New Zealand Police are seeking more powers to fight terrorism.
In the briefing for the new Police Minister, they say they contribute to the delivery of New Zealand's counter-terrorism strategy in a society where there exist "disconnected individuals susceptible to extremist messaging or ideology".
"A systems approach, including early intervention tools, a comprehensive criminal offence regime, and the ability to disrupt international networks, including through preventing financing and stripping assets, is needed to provide an effective, proportionate, and appropriate response to threats."
Police said one immediate priority was the first set of amendments to New Zealand's counter-terrorism legislation "to enable us to intervene early to prevent and disrupt terrorist acts and to manage ongoing terrorism risk".

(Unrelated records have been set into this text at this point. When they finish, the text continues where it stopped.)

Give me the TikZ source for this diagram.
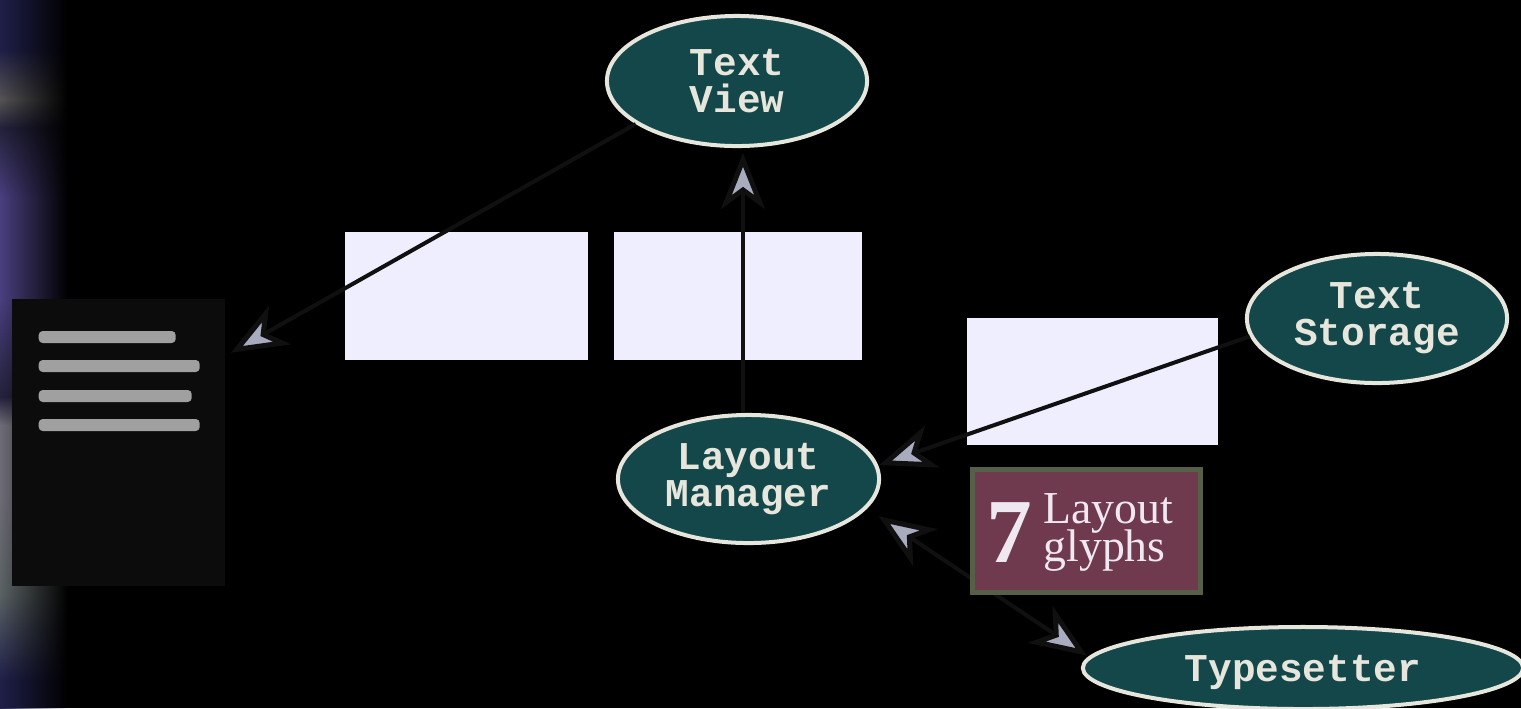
\documentclass[tikz,border=0pt]{standalone}
\usepackage{fontspec}
\usetikzlibrary{arrows.meta, fadings, shapes.geometric}
\setmainfont{Liberation Serif}
\newfontfamily\slabfont{Liberation Mono}
\definecolor{ovalfill}{HTML}{14474A}
\definecolor{ovalline}{HTML}{E6E6DC}
\definecolor{panelfill}{HTML}{EEEEFE}
\definecolor{pagefill}{HTML}{0C0C0C}
\definecolor{rulefill}{HTML}{A0A0A0}
\definecolor{tipfill}{HTML}{A9ACBF}
\definecolor{tipline}{HTML}{101010}
\definecolor{badgefill}{HTML}{6F3A4E}
\definecolor{badgeline}{HTML}{566048}
\definecolor{badgetext}{HTML}{F0E8F0}
\definecolor{stripnavy}{HTML}{20204A}
\definecolor{stripteal}{HTML}{5A6264}
\definecolor{stripgrey}{HTML}{6E6C76}
\definecolor{stripdark}{HTML}{24223C}
\definecolor{strippurple}{HTML}{4A4080}
\definecolor{stripash}{HTML}{565454}
% the picture only shows the middle of the shading, 25bp to 75bp
\pgfdeclareverticalshading{stripshade}{100bp}{%
  color(0bp)=(stripnavy);
  color(27bp)=(stripnavy);
  color(33bp)=(stripteal);
  color(40bp)=(stripgrey);
  color(45bp)=(stripgrey);
  color(47bp)=(stripdark);
  color(54bp)=(strippurple);
  color(61bp)=(strippurple);
  color(66bp)=(stripdark);
  color(68bp)=(stripash);
  color(71.5bp)=(stripnavy);
  color(100bp)=(stripnavy)}
\tikzfading[name=stripfade, left color=transparent!0, middle color=transparent!15, right color=transparent!100]
\def\pxlw{0.04cm}

\begin{document}
\begin{tikzpicture}[x=0.01cm,y=-0.01cm,>={Stealth[length=0.56cm,width=0.44cm,inset=0.16cm,fill=tipfill,line width=0.05cm]}]
    \tikzstyle{oval}=[ellipse,fill=ovalfill,draw=ovalline,line width=\pxlw,inner sep=0pt,text=ovalline,align=center,font=\slabfont\bfseries\fontsize{11.2}{10.5}\selectfont]
    \tikzstyle{panel}=[rectangle,fill=panelfill,inner sep=0pt,outer sep=0pt]
    \tikzstyle{page rule}=[rectangle,rounded corners=0.04cm,fill=rulefill,inner sep=0pt,minimum height=0.12cm]
    \tikzstyle{link}=[draw=tipline,line width=\pxlw]

    % Draw the background and the strip on the left
    \fill[black] (0,0) rectangle (1521,708);
    \useasboundingbox (0,0) rectangle (1521,708);
    \path[shading=stripshade,path fading=stripfade] (0,0) rectangle (68,708);

    % Draw the page with its rules
    \node[rectangle,fill=pagefill,inner sep=0pt,minimum width=2.13cm,minimum height=2.87cm] (page) at (118.5,442.5) {};
    \foreach \name / \y / \len in {1/337/137,2/366/161,3/396/153,4/425/161}
        \node[page rule,minimum width=\len*0.01cm,anchor=west] (rule-\name) at (38,\y) {};

    % Draw the panels
    \node[panel,minimum width=2.43cm,minimum height=1.28cm] (panel-1) at (466.5,296) {};
    \node[panel,minimum width=2.48cm,minimum height=1.28cm] (panel-2) at (738,296) {};
    \node[panel,minimum width=2.51cm,minimum height=1.27cm] (panel-3) at (1092.5,381.5) {};

    % Draw the ovals
    \node[oval,minimum width=2.60cm,minimum height=1.30cm] (view) at (737,81) {Text\\View};
    \node[oval,minimum width=2.60cm,minimum height=1.29cm] (storage) at (1377,318.5) {Text\\Storage};
    \node[oval,minimum width=2.61cm,minimum height=1.28cm] (manager) at (748.5,479) {Layout\\Manager};
    \node[oval,minimum width=4.40cm,minimum height=0.82cm] (setter) at (1303,668) {\raisebox{-0.04cm}[\height][\depth]{Typesetter}};

    % Connect the ovals
    \coordinate (riser) at (743,0);
    \draw[link,->,shorten >=0.06cm] (view.203) -- (page.39);
    \draw[link,->,shorten >=0.05cm] (manager.north -| riser) -- (view.south -| riser);
    \draw[link,->,shorten >=0.01cm] (storage.188) -- (manager.6);
    \draw[link,<->,shorten <=0.14cm,shorten >=0.02cm] (manager.-14) -- (setter.177);

    % Draw the badge on top of the last link
    \node[rectangle,fill=badgefill,draw=badgeline,line width=0.05cm,inner sep=0pt,minimum width=2.28cm,minimum height=1.23cm] (badge) at (1086.5,531) {};
    \node[text=badgetext,inner sep=0pt,font=\bfseries\fontsize{26}{26}\selectfont] (badge-num) at (1009,533) {7};
    \node[text=badgetext,inner sep=0pt,align=left,anchor=west,font=\fontsize{13}{10.2}\selectfont] (badge-text) at (1043,532) {Layout\\[-0.07cm]glyphs};
\end{tikzpicture}
\end{document}
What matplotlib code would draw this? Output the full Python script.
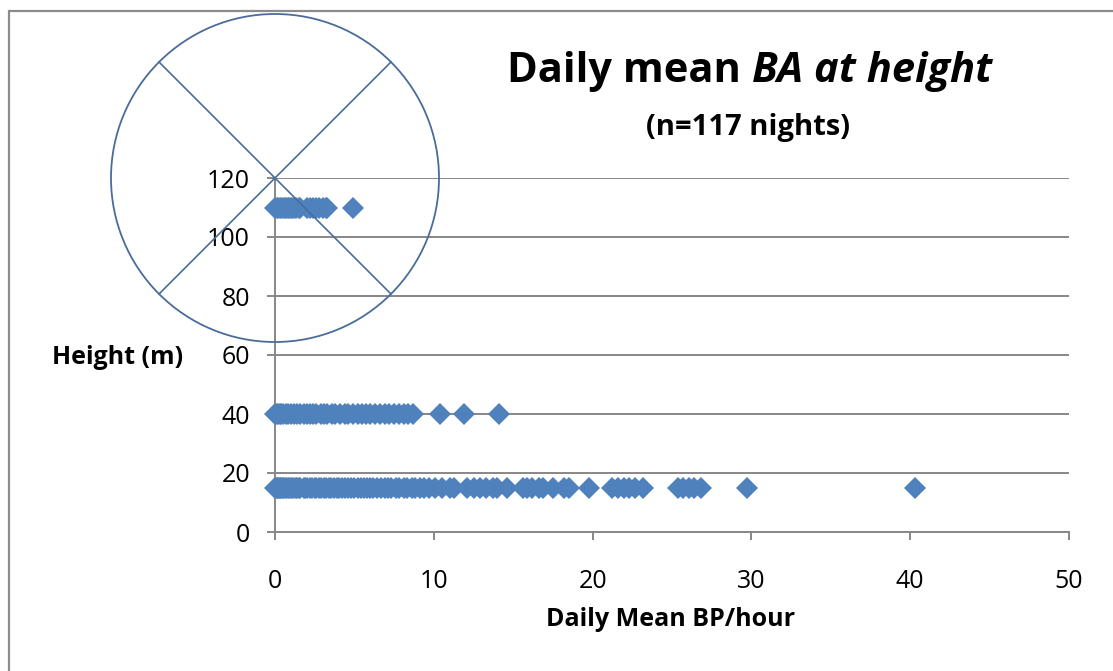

That includes news offences "to resolve significant gaps relating to planning and preparation, material support, training, and travel".
The Police though also want the "ability to place civil control orders on people convicted of terrorism-related activity who the courts consider will be a high risk when released back into the community (currently this ability only relates to people returning from overseas)".
The briefing says the minister's "support to progress this work will provide reassurance to the public that the National Security System has the appropriate tools to prevent and manage terrorism risk".
"It will also bring our legislative framework more in line with our partner countries and build their confidence in New Zealand's ability to contribute effectively to international efforts to counter terrorism," it concludes.